Overdue motorist . . .
The officer rang the doorbell in front before heading out to the back. It was worth a try before walking away.
With no answer, he knocked hard on the door a few times.
Nothing.
Staring more closely into the house, his view obstructed because of the paper towels and sheets, McDonald saw the faint shimmering of a few lights left on. Was someone working in there now?
Of course not.
The officer found his way to the driveway and noticed that there were no vehicles parked in the yard.
He walked toward the garage. It was connected to the house. One of those you could walk from the garage directly into the house. He was hoping to look in through the twelve-by-twelve-inch square windowpanes on the garage door to see if there were any vehicles inside.
Once again, he couldn’t see.
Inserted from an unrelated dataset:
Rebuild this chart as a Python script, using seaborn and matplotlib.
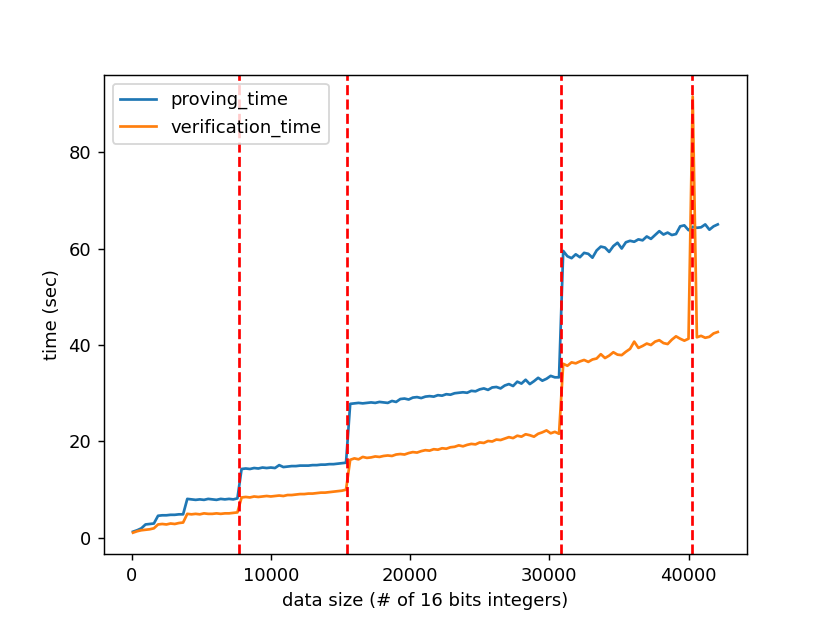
import numpy as np
import pandas as pd
import matplotlib
matplotlib.use("Agg")
import matplotlib.pyplot as plt
import seaborn as sns

# data sizes sampled every 300 integers
data_size = list(range(100, 42101, 300))

proving_time = [
    1.3, 1.6, 2.0, 2.8, 2.9, 3.0, 4.6, 4.7, 4.7, 4.8,
    4.8, 4.9, 4.9, 8.1, 8.0, 7.9, 8.0, 7.9, 8.1, 8.0,
    7.9, 8.1, 8.0, 8.1, 8.0, 8.2, 14.3, 14.4, 14.3, 14.5,
    14.4, 14.6, 14.5, 14.6, 14.5, 15.1, 14.7, 14.8, 14.9, 14.9,
    15.0, 15.0, 15.0, 15.1, 15.1, 15.2, 15.2, 15.3, 15.3, 15.4,
    15.5, 15.6, 27.8, 27.9, 28.0, 27.9, 28.0, 28.1, 28.0, 28.2,
    28.1, 28.0, 28.4, 28.2, 28.8, 28.9, 28.7, 29.1, 29.2, 29.0,
    29.3, 29.4, 29.3, 29.6, 29.5, 29.8, 29.7, 30.0, 30.1, 30.2,
    30.1, 30.5, 30.4, 30.8, 31.0, 30.7, 31.2, 31.3, 31.0, 31.6,
    31.9, 31.5, 32.4, 32.0, 32.8, 31.9, 32.5, 33.2, 32.6, 33.0,
    33.6, 33.3, 33.3, 59.5, 58.4, 58.0, 58.8, 58.2, 59.1, 58.9,
    58.1, 59.6, 60.4, 60.2, 59.3, 60.5, 61.2, 60.0, 61.3, 61.6,
    61.4, 61.9, 61.7, 62.5, 62.0, 62.8, 63.6, 62.9, 63.3, 62.8,
    63.0, 64.6, 64.8, 63.8, 64.5, 64.3, 64.4, 65.0, 63.9, 64.6,
    65.0,
]

verification_time = [
    1.1, 1.4, 1.6, 1.7, 1.8, 2.0, 2.8, 2.9, 2.8, 3.0,
    2.9, 3.1, 3.2, 5.0, 4.9, 5.0, 4.9, 5.1, 5.0, 5.0,
    5.1, 5.0, 5.1, 5.1, 5.2, 5.3, 8.4, 8.5, 8.4, 8.6,
    8.5, 8.6, 8.7, 8.6, 8.7, 8.8, 8.7, 8.9, 8.9, 9.0,
    9.1, 9.1, 9.2, 9.2, 9.3, 9.4, 9.4, 9.5, 9.6, 9.7,
    9.8, 10.0, 16.2, 16.5, 16.3, 16.8, 16.6, 16.7, 16.9, 16.8,
    17.0, 17.1, 17.0, 17.3, 17.4, 17.3, 17.6, 17.8, 17.7, 18.0,
    18.2, 18.1, 18.4, 18.3, 18.6, 18.5, 18.8, 18.9, 19.2, 19.0,
    19.3, 19.5, 19.4, 19.8, 19.7, 20.1, 20.0, 20.4, 20.3, 20.6,
    20.9, 20.7, 21.2, 21.0, 21.5, 21.3, 21.0, 21.6, 21.9, 22.3,
    21.7, 22.0, 21.6, 36.1, 35.7, 36.4, 36.2, 36.6, 36.9, 36.5,
    37.0, 37.2, 38.1, 37.3, 37.8, 38.5, 38.0, 37.9, 38.6, 39.2,
    40.7, 39.4, 39.8, 40.3, 40.0, 40.7, 41.0, 40.4, 40.2, 41.1,
    41.8, 41.3, 40.9, 41.3, 91.5, 41.6, 41.9, 41.5, 41.7, 42.4,
    42.7,
]

# circuit size boundaries
boundaries = [7690, 15470, 30860, 40245]


def main():
    df = pd.DataFrame(
        {
            "data_size": data_size,
            "proving_time": proving_time,
            "verification_time": verification_time,
        }
    )

    fig, ax = plt.subplots(figsize=(830 / 130, 623 / 130), dpi=130)

    sns.lineplot(data=df, x="data_size", y="proving_time", ax=ax,
                 color="tab:blue", label="proving_time")
    sns.lineplot(data=df, x="data_size", y="verification_time", ax=ax,
                 color="tab:orange", label="verification_time")

    for b in boundaries:
        ax.axvline(b, color="red", linestyle="--")

    ax.set_xlabel("data size (# of 16 bits integers)")
    ax.set_ylabel("time (sec)")
    ax.legend(loc="upper left")

    fig.savefig("out.png", dpi=130)


if __name__ == "__main__":
    main()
The windows were covered with the same material: paper towels and sheets.
What in the world . . .
Beside the garage was a fence blocking the officer’s view of the back door.
McDonald looked for the gate, he said in court later, not being able to see inside the fenced-in section, when he heard footsteps seemingly coming at him.
Fast and furious. Leaves cracking. Branches breaking.
Then came the barking. Ferocious and mean-spirited.
A dog. It was caged up inside the area. McDonald knew better. He wasn’t going inside and having a showdown with some Cujo-like home protector. No one had answered the front door. What were the chances of someone answering the back?
So McDonald walked to his car and called dispatch. “Back in service,” he said. “No contact with anyone at this residence.”